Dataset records
==*==

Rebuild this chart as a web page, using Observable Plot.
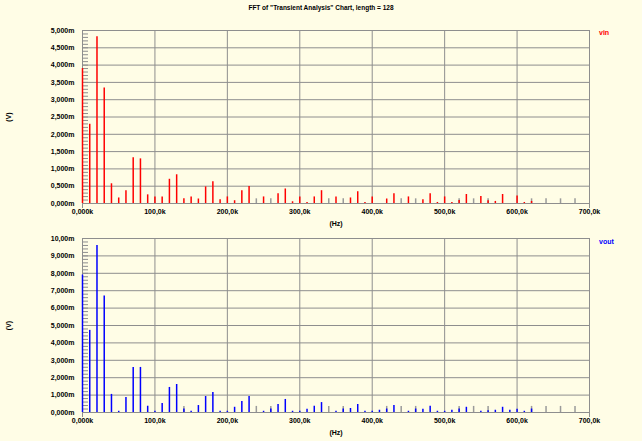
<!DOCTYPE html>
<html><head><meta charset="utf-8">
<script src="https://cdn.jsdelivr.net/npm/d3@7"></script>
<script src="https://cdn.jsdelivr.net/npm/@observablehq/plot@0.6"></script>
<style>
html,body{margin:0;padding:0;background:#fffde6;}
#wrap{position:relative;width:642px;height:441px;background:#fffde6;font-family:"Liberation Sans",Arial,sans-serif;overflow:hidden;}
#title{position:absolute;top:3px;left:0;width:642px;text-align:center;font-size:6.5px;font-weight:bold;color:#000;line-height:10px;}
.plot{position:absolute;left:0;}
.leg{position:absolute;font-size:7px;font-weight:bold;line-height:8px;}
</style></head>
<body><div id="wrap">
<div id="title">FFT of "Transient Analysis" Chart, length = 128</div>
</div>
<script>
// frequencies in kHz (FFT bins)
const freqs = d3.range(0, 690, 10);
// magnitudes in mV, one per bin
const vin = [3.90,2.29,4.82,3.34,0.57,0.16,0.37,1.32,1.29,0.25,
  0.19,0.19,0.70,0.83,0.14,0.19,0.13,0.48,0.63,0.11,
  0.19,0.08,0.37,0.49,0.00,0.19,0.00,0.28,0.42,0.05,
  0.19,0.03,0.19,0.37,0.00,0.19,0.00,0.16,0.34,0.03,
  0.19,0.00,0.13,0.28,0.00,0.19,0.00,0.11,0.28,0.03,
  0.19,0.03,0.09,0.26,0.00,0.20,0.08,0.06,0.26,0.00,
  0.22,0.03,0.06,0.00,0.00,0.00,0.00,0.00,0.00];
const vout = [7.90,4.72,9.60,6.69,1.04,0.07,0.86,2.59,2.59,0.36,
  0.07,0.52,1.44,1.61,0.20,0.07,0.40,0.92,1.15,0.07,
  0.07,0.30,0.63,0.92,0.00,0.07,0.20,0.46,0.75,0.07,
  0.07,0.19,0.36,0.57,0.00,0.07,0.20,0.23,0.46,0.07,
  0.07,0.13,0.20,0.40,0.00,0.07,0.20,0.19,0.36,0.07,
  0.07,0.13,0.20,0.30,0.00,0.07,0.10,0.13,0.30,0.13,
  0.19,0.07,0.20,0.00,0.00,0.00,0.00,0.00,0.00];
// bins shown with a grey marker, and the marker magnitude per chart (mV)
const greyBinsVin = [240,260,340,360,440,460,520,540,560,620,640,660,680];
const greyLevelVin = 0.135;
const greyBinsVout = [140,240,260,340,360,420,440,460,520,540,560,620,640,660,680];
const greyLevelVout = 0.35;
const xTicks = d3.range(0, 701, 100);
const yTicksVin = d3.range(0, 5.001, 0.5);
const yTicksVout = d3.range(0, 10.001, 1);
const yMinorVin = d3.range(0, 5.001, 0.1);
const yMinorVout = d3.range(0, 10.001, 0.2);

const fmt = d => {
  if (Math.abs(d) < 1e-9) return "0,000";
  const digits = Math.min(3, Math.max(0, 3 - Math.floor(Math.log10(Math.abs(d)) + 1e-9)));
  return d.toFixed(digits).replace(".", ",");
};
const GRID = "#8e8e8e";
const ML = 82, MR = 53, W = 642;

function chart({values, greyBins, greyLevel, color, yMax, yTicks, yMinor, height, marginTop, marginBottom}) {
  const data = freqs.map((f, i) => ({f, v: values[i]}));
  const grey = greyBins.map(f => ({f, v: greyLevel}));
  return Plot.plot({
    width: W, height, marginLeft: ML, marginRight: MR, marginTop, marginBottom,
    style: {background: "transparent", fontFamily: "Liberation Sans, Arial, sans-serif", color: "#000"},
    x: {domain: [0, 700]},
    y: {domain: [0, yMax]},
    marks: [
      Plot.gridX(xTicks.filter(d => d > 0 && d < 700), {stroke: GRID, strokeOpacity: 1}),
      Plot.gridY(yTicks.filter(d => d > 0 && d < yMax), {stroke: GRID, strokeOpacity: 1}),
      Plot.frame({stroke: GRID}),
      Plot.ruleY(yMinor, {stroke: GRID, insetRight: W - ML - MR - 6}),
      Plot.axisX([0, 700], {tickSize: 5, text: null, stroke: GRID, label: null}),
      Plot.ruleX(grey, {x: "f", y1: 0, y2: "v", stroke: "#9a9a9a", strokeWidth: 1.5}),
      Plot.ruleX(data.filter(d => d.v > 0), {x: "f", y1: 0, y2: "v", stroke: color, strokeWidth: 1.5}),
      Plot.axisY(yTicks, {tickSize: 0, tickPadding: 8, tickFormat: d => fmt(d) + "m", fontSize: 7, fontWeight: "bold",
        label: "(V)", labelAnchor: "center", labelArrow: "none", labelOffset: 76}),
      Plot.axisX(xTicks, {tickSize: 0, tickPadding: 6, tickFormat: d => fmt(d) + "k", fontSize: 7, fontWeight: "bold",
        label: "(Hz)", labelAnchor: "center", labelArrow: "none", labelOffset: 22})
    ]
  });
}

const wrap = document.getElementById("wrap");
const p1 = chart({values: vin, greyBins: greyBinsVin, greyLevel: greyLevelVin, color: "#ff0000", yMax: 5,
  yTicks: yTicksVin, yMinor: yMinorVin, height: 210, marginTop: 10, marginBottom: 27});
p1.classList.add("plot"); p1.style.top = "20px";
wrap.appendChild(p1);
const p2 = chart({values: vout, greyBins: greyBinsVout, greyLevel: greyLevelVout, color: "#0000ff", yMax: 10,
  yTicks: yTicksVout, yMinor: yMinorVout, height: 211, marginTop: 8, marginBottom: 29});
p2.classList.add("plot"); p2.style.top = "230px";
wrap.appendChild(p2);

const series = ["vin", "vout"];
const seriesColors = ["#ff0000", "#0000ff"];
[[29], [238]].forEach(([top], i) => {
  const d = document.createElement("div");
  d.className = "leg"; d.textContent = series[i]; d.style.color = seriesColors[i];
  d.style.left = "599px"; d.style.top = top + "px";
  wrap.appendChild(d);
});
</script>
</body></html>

==*==

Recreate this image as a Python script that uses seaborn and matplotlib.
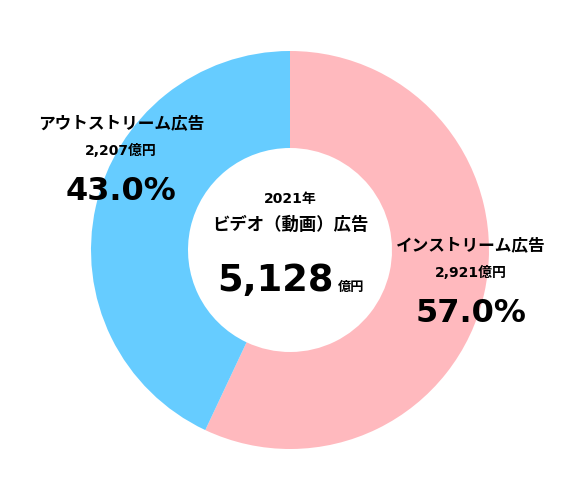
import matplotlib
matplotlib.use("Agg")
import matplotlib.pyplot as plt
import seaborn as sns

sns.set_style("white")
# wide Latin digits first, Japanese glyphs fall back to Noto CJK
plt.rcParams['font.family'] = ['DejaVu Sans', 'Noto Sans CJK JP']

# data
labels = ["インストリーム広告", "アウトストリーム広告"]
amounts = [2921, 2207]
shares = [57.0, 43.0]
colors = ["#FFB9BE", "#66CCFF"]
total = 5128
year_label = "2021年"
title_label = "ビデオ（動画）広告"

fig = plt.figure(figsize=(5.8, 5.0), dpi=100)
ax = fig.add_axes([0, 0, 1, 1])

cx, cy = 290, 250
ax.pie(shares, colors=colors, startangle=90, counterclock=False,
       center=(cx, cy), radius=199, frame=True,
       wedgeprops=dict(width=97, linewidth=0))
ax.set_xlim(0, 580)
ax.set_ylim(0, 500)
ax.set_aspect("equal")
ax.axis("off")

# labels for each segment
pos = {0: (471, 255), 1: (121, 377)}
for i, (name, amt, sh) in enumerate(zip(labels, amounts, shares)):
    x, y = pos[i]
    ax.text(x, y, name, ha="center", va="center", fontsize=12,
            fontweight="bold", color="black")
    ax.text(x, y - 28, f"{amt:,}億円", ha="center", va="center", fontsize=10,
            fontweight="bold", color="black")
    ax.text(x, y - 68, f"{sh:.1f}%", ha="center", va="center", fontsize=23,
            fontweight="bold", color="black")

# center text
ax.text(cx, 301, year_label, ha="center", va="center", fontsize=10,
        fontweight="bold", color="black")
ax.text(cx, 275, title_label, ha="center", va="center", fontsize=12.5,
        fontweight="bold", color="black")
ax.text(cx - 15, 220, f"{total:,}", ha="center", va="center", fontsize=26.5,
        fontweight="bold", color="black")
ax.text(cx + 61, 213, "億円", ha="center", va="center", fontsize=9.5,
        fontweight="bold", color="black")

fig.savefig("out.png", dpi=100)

==*==

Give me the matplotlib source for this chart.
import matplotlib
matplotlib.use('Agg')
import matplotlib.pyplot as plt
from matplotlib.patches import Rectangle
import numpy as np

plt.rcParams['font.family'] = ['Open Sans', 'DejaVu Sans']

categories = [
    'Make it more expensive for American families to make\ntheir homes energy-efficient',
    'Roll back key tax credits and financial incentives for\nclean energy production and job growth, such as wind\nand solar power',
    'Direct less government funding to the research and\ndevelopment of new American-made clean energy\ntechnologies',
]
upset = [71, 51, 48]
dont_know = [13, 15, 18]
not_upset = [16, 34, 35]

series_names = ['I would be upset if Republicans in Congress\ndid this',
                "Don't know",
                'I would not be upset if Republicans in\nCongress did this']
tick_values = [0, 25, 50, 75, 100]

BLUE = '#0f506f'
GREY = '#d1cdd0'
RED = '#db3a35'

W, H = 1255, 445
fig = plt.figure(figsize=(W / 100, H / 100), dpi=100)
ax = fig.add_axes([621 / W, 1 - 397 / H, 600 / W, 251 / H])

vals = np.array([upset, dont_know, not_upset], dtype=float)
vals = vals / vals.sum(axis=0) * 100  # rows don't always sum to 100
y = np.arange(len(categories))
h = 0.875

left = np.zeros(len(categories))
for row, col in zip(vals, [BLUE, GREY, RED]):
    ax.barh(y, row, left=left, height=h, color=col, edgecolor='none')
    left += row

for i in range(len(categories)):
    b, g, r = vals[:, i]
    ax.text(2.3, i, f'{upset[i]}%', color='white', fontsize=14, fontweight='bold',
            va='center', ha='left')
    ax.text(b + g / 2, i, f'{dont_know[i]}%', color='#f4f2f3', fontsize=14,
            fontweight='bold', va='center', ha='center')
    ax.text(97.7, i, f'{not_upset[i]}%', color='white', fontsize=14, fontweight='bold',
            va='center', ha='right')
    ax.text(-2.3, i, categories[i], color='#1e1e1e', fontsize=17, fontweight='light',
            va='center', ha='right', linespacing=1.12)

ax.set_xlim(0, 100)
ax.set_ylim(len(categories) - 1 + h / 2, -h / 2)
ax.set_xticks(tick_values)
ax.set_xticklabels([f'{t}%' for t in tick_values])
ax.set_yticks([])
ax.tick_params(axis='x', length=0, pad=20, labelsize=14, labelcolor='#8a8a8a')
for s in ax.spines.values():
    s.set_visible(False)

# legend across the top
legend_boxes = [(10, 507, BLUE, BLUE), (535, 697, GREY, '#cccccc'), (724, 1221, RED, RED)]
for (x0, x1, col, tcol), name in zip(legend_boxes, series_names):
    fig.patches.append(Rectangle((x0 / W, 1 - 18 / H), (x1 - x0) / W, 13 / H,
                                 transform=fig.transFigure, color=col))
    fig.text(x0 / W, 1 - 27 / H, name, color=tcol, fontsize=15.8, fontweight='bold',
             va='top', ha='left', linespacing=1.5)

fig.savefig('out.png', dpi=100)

==*==

_WHAT IS ASKED_:
Using the entries above, repeat exactly the lines from the one with "Rebuild this chart" to the one with "const yMinorVout = d3.range(0, 10.001, 0.2);", both included, and leave the pictures behind.

_CORRECT RESPONSE_:
Rebuild this chart as a web page, using Observable Plot.
<!DOCTYPE html>
<html><head><meta charset="utf-8">
<script src="https://cdn.jsdelivr.net/npm/d3@7"></script>
<script src="https://cdn.jsdelivr.net/npm/@observablehq/plot@0.6"></script>
<style>
html,body{margin:0;padding:0;background:#fffde6;}
#wrap{position:relative;width:642px;height:441px;background:#fffde6;font-family:"Liberation Sans",Arial,sans-serif;overflow:hidden;}
#title{position:absolute;top:3px;left:0;width:642px;text-align:center;font-size:6.5px;font-weight:bold;color:#000;line-height:10px;}
.plot{position:absolute;left:0;}
.leg{position:absolute;font-size:7px;font-weight:bold;line-height:8px;}
</style></head>
<body><div id="wrap">
<div id="title">FFT of "Transient Analysis" Chart, length = 128</div>
</div>
<script>
// frequencies in kHz (FFT bins)
const freqs = d3.range(0, 690, 10);
// magnitudes in mV, one per bin
const vin = [3.90,2.29,4.82,3.34,0.57,0.16,0.37,1.32,1.29,0.25,
  0.19,0.19,0.70,0.83,0.14,0.19,0.13,0.48,0.63,0.11,
  0.19,0.08,0.37,0.49,0.00,0.19,0.00,0.28,0.42,0.05,
  0.19,0.03,0.19,0.37,0.00,0.19,0.00,0.16,0.34,0.03,
  0.19,0.00,0.13,0.28,0.00,0.19,0.00,0.11,0.28,0.03,
  0.19,0.03,0.09,0.26,0.00,0.20,0.08,0.06,0.26,0.00,
  0.22,0.03,0.06,0.00,0.00,0.00,0.00,0.00,0.00];
const vout = [7.90,4.72,9.60,6.69,1.04,0.07,0.86,2.59,2.59,0.36,
  0.07,0.52,1.44,1.61,0.20,0.07,0.40,0.92,1.15,0.07,
  0.07,0.30,0.63,0.92,0.00,0.07,0.20,0.46,0.75,0.07,
  0.07,0.19,0.36,0.57,0.00,0.07,0.20,0.23,0.46,0.07,
  0.07,0.13,0.20,0.40,0.00,0.07,0.20,0.19,0.36,0.07,
  0.07,0.13,0.20,0.30,0.00,0.07,0.10,0.13,0.30,0.13,
  0.19,0.07,0.20,0.00,0.00,0.00,0.00,0.00,0.00];
// bins shown with a grey marker, and the marker magnitude per chart (mV)
const greyBinsVin = [240,260,340,360,440,460,520,540,560,620,640,660,680];
const greyLevelVin = 0.135;
const greyBinsVout = [140,240,260,340,360,420,440,460,520,540,560,620,640,660,680];
const greyLevelVout = 0.35;
const xTicks = d3.range(0, 701, 100);
const yTicksVin = d3.range(0, 5.001, 0.5);
const yTicksVout = d3.range(0, 10.001, 1);
const yMinorVin = d3.range(0, 5.001, 0.1);
const yMinorVout = d3.range(0, 10.001, 0.2);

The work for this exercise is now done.